Prompt: Quote every line as written. Omit pictures.

Data block:
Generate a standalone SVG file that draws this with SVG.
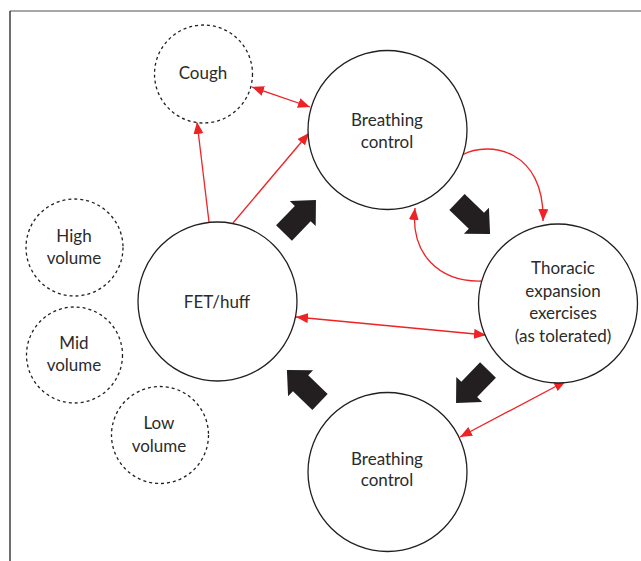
<svg xmlns="http://www.w3.org/2000/svg" width="641" height="561" viewBox="0 0 641 561">
<defs>
<style>
.node{fill:#fff;stroke:#231f20;stroke-width:1.3}
.dash{fill:#fff;stroke:#231f20;stroke-width:1.3;stroke-dasharray:3 3}
.lbl{font-family:Lato,"Open Sans",sans-serif;font-size:17px;fill:#2b2b2b;text-anchor:middle}
.red{fill:none;stroke:#ee2326;stroke-width:1.3}
.blk{fill:#231f20}
</style>
<marker id="ah" viewBox="0 0 12 10" refX="12" refY="5" markerWidth="12" markerHeight="10" markerUnits="userSpaceOnUse" orient="auto-start-reverse">
<path d="M0,0 L12,5 L0,10 z" fill="#ee2326"/>
</marker>
<polygon id="bigarrow" points="0,-11 27,-11 27,-18 46,0 27,18 27,11 0,11"/>
</defs>
<rect width="641" height="561" fill="#fff"/>
<g id="frame">
<line x1="10" y1="11" x2="641" y2="11" stroke="#8a8a8a" stroke-width="1.5"/>
<line x1="10" y1="11" x2="10" y2="561" stroke="#231f20" stroke-width="1.3"/>
</g>
<g id="connectors">
<line class="red" x1="252" y1="87" x2="310" y2="107" marker-start="url(#ah)" marker-end="url(#ah)"/>
<line class="red" x1="209" y1="222" x2="197" y2="122" marker-end="url(#ah)"/>
<line class="red" x1="233" y1="223" x2="309" y2="133" marker-end="url(#ah)"/>
<path class="red" d="M462,155 C490,140 545,150 543,221" marker-end="url(#ah)"/>
<path class="red" d="M481,281 C440,282 410,255 415,208" marker-end="url(#ah)"/>
<line class="red" x1="296" y1="317" x2="486" y2="335" marker-start="url(#ah)" marker-end="url(#ah)"/>
<line class="red" x1="460" y1="437" x2="566" y2="381" marker-start="url(#ah)" marker-end="url(#ah)"/>
</g>
<g id="flow-arrows" class="blk">
<use href="#bigarrow" transform="translate(284,233) rotate(-46)"/>
<use href="#bigarrow" transform="translate(457,202) rotate(44)"/>
<use href="#bigarrow" transform="translate(488,370) rotate(134)"/>
<use href="#bigarrow" transform="translate(320,402) rotate(-136)"/>
</g>
<g id="cough">
<circle class="dash" cx="203.5" cy="74" r="49"/>
<text class="lbl" x="203" y="79">Cough</text>
</g>
<g id="breathing-control-top">
<circle class="node" cx="387.5" cy="130" r="79.5"/>
<text class="lbl" x="387" y="126">Breathing</text>
<text class="lbl" x="387" y="148">control</text>
</g>
<g id="fet-huff">
<circle class="node" cx="217.5" cy="301.5" r="79.5"/>
<text class="lbl" x="217" y="308">FET/huff</text>
</g>
<g id="thoracic">
<circle class="node" cx="558" cy="303.5" r="79.5"/>
<text class="lbl" x="563" y="274">Thoracic</text>
<text class="lbl" x="563" y="297">expansion</text>
<text class="lbl" x="563" y="319">exercises</text>
<text class="lbl" x="563" y="342">(as tolerated)</text>
</g>
<g id="breathing-control-bottom">
<circle class="node" cx="387.5" cy="472" r="79.5"/>
<text class="lbl" x="387" y="465">Breathing</text>
<text class="lbl" x="387" y="486">control</text>
</g>
<g id="high-volume">
<circle class="dash" cx="74.5" cy="247.5" r="48.5"/>
<text class="lbl" x="74" y="242">High</text>
<text class="lbl" x="74" y="264">volume</text>
</g>
<g id="mid-volume">
<circle class="dash" cx="74.5" cy="355" r="48"/>
<text class="lbl" x="74" y="349">Mid</text>
<text class="lbl" x="74" y="371">volume</text>
</g>
<g id="low-volume">
<circle class="dash" cx="160" cy="435" r="48.5"/>
<text class="lbl" x="159" y="429">Low</text>
<text class="lbl" x="159" y="452">volume</text>
</g>
</svg>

Full output:
Generate a standalone SVG file that draws this with SVG.
<svg xmlns="http://www.w3.org/2000/svg" width="641" height="561" viewBox="0 0 641 561">
<defs>
<style>
.node{fill:#fff;stroke:#231f20;stroke-width:1.3}
.dash{fill:#fff;stroke:#231f20;stroke-width:1.3;stroke-dasharray:3 3}
.lbl{font-family:Lato,"Open Sans",sans-serif;font-size:17px;fill:#2b2b2b;text-anchor:middle}
.red{fill:none;stroke:#ee2326;stroke-width:1.3}
.blk{fill:#231f20}
</style>
<marker id="ah" viewBox="0 0 12 10" refX="12" refY="5" markerWidth="12" markerHeight="10" markerUnits="userSpaceOnUse" orient="auto-start-reverse">
<path d="M0,0 L12,5 L0,10 z" fill="#ee2326"/>
</marker>
<polygon id="bigarrow" points="0,-11 27,-11 27,-18 46,0 27,18 27,11 0,11"/>
</defs>
<rect width="641" height="561" fill="#fff"/>
<g id="frame">
<line x1="10" y1="11" x2="641" y2="11" stroke="#8a8a8a" stroke-width="1.5"/>
<line x1="10" y1="11" x2="10" y2="561" stroke="#231f20" stroke-width="1.3"/>
</g>
<g id="connectors">
<line class="red" x1="252" y1="87" x2="310" y2="107" marker-start="url(#ah)" marker-end="url(#ah)"/>
<line class="red" x1="209" y1="222" x2="197" y2="122" marker-end="url(#ah)"/>
<line class="red" x1="233" y1="223" x2="309" y2="133" marker-end="url(#ah)"/>
<path class="red" d="M462,155 C490,140 545,150 543,221" marker-end="url(#ah)"/>
<path class="red" d="M481,281 C440,282 410,255 415,208" marker-end="url(#ah)"/>
<line class="red" x1="296" y1="317" x2="486" y2="335" marker-start="url(#ah)" marker-end="url(#ah)"/>
<line class="red" x1="460" y1="437" x2="566" y2="381" marker-start="url(#ah)" marker-end="url(#ah)"/>
</g>
<g id="flow-arrows" class="blk">
<use href="#bigarrow" transform="translate(284,233) rotate(-46)"/>
<use href="#bigarrow" transform="translate(457,202) rotate(44)"/>
<use href="#bigarrow" transform="translate(488,370) rotate(134)"/>
<use href="#bigarrow" transform="translate(320,402) rotate(-136)"/>
</g>
<g id="cough">
<circle class="dash" cx="203.5" cy="74" r="49"/>
<text class="lbl" x="203" y="79">Cough</text>
</g>
<g id="breathing-control-top">
<circle class="node" cx="387.5" cy="130" r="79.5"/>
<text class="lbl" x="387" y="126">Breathing</text>
<text class="lbl" x="387" y="148">control</text>
</g>
<g id="fet-huff">
<circle class="node" cx="217.5" cy="301.5" r="79.5"/>
<text class="lbl" x="217" y="308">FET/huff</text>
</g>
<g id="thoracic">
<circle class="node" cx="558" cy="303.5" r="79.5"/>
<text class="lbl" x="563" y="274">Thoracic</text>
<text class="lbl" x="563" y="297">expansion</text>
<text class="lbl" x="563" y="319">exercises</text>
<text class="lbl" x="563" y="342">(as tolerated)</text>
</g>
<g id="breathing-control-bottom">
<circle class="node" cx="387.5" cy="472" r="79.5"/>
<text class="lbl" x="387" y="465">Breathing</text>
<text class="lbl" x="387" y="486">control</text>
</g>
<g id="high-volume">
<circle class="dash" cx="74.5" cy="247.5" r="48.5"/>
<text class="lbl" x="74" y="242">High</text>
<text class="lbl" x="74" y="264">volume</text>
</g>
<g id="mid-volume">
<circle class="dash" cx="74.5" cy="355" r="48"/>
<text class="lbl" x="74" y="349">Mid</text>
<text class="lbl" x="74" y="371">volume</text>
</g>
<g id="low-volume">
<circle class="dash" cx="160" cy="435" r="48.5"/>
<text class="lbl" x="159" y="429">Low</text>
<text class="lbl" x="159" y="452">volume</text>
</g>
</svg>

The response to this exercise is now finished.